Dataset records:

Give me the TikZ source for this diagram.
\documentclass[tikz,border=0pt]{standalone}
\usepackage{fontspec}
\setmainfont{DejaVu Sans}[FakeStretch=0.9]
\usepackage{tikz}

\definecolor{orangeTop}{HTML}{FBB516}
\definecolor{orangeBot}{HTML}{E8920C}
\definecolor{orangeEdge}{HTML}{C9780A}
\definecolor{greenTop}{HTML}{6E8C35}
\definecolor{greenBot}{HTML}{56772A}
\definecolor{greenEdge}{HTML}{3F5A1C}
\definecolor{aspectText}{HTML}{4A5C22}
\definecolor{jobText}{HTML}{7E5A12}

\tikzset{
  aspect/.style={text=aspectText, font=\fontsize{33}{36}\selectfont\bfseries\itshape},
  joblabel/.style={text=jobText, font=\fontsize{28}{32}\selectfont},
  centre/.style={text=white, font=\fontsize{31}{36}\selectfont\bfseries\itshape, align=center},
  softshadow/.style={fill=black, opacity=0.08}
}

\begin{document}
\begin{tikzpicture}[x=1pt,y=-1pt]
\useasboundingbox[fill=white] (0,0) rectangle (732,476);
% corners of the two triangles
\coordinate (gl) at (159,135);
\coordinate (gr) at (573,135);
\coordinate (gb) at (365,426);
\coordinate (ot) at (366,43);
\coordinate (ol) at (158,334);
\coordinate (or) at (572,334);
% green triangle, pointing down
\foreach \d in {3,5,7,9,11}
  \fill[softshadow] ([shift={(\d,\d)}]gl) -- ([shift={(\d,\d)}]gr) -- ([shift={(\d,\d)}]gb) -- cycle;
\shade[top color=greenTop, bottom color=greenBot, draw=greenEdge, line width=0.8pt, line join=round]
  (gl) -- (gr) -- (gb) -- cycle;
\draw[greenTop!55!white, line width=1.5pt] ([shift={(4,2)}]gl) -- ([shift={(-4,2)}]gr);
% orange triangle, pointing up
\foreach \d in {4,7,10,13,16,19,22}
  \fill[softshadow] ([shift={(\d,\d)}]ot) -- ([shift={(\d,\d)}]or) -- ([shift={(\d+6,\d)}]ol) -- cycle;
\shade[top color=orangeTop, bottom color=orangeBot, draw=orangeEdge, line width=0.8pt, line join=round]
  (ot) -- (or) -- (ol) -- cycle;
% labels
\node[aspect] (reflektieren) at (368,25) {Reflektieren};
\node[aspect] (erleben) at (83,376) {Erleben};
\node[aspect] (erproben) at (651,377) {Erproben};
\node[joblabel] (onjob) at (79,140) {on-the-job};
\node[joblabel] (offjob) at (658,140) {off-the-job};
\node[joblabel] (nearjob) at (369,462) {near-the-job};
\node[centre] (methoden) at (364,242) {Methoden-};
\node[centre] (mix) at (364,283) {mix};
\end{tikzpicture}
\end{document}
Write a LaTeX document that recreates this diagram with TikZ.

Exercise task:
Each line of the material must be restated exactly.

Written solution:
Give me the TikZ source for this diagram.
\documentclass[tikz,border=0pt]{standalone}
\usepackage{fontspec}
\setmainfont{DejaVu Sans}[FakeStretch=0.9]
\usepackage{tikz}

\definecolor{orangeTop}{HTML}{FBB516}
\definecolor{orangeBot}{HTML}{E8920C}
\definecolor{orangeEdge}{HTML}{C9780A}
\definecolor{greenTop}{HTML}{6E8C35}
\definecolor{greenBot}{HTML}{56772A}
\definecolor{greenEdge}{HTML}{3F5A1C}
\definecolor{aspectText}{HTML}{4A5C22}
\definecolor{jobText}{HTML}{7E5A12}

\tikzset{
  aspect/.style={text=aspectText, font=\fontsize{33}{36}\selectfont\bfseries\itshape},
  joblabel/.style={text=jobText, font=\fontsize{28}{32}\selectfont},
  centre/.style={text=white, font=\fontsize{31}{36}\selectfont\bfseries\itshape, align=center},
  softshadow/.style={fill=black, opacity=0.08}
}

\begin{document}
\begin{tikzpicture}[x=1pt,y=-1pt]
\useasboundingbox[fill=white] (0,0) rectangle (732,476);
% corners of the two triangles
\coordinate (gl) at (159,135);
\coordinate (gr) at (573,135);
\coordinate (gb) at (365,426);
\coordinate (ot) at (366,43);
\coordinate (ol) at (158,334);
\coordinate (or) at (572,334);
% green triangle, pointing down
\foreach \d in {3,5,7,9,11}
  \fill[softshadow] ([shift={(\d,\d)}]gl) -- ([shift={(\d,\d)}]gr) -- ([shift={(\d,\d)}]gb) -- cycle;
\shade[top color=greenTop, bottom color=greenBot, draw=greenEdge, line width=0.8pt, line join=round]
  (gl) -- (gr) -- (gb) -- cycle;
\draw[greenTop!55!white, line width=1.5pt] ([shift={(4,2)}]gl) -- ([shift={(-4,2)}]gr);
% orange triangle, pointing up
\foreach \d in {4,7,10,13,16,19,22}
  \fill[softshadow] ([shift={(\d,\d)}]ot) -- ([shift={(\d,\d)}]or) -- ([shift={(\d+6,\d)}]ol) -- cycle;
\shade[top color=orangeTop, bottom color=orangeBot, draw=orangeEdge, line width=0.8pt, line join=round]
  (ot) -- (or) -- (ol) -- cycle;
% labels
\node[aspect] (reflektieren) at (368,25) {Reflektieren};
\node[aspect] (erleben) at (83,376) {Erleben};
\node[aspect] (erproben) at (651,377) {Erproben};
\node[joblabel] (onjob) at (79,140) {on-the-job};
\node[joblabel] (offjob) at (658,140) {off-the-job};
\node[joblabel] (nearjob) at (369,462) {near-the-job};
\node[centre] (methoden) at (364,242) {Methoden-};
\node[centre] (mix) at (364,283) {mix};
\end{tikzpicture}
\end{document}
Write a LaTeX document that recreates this diagram with TikZ.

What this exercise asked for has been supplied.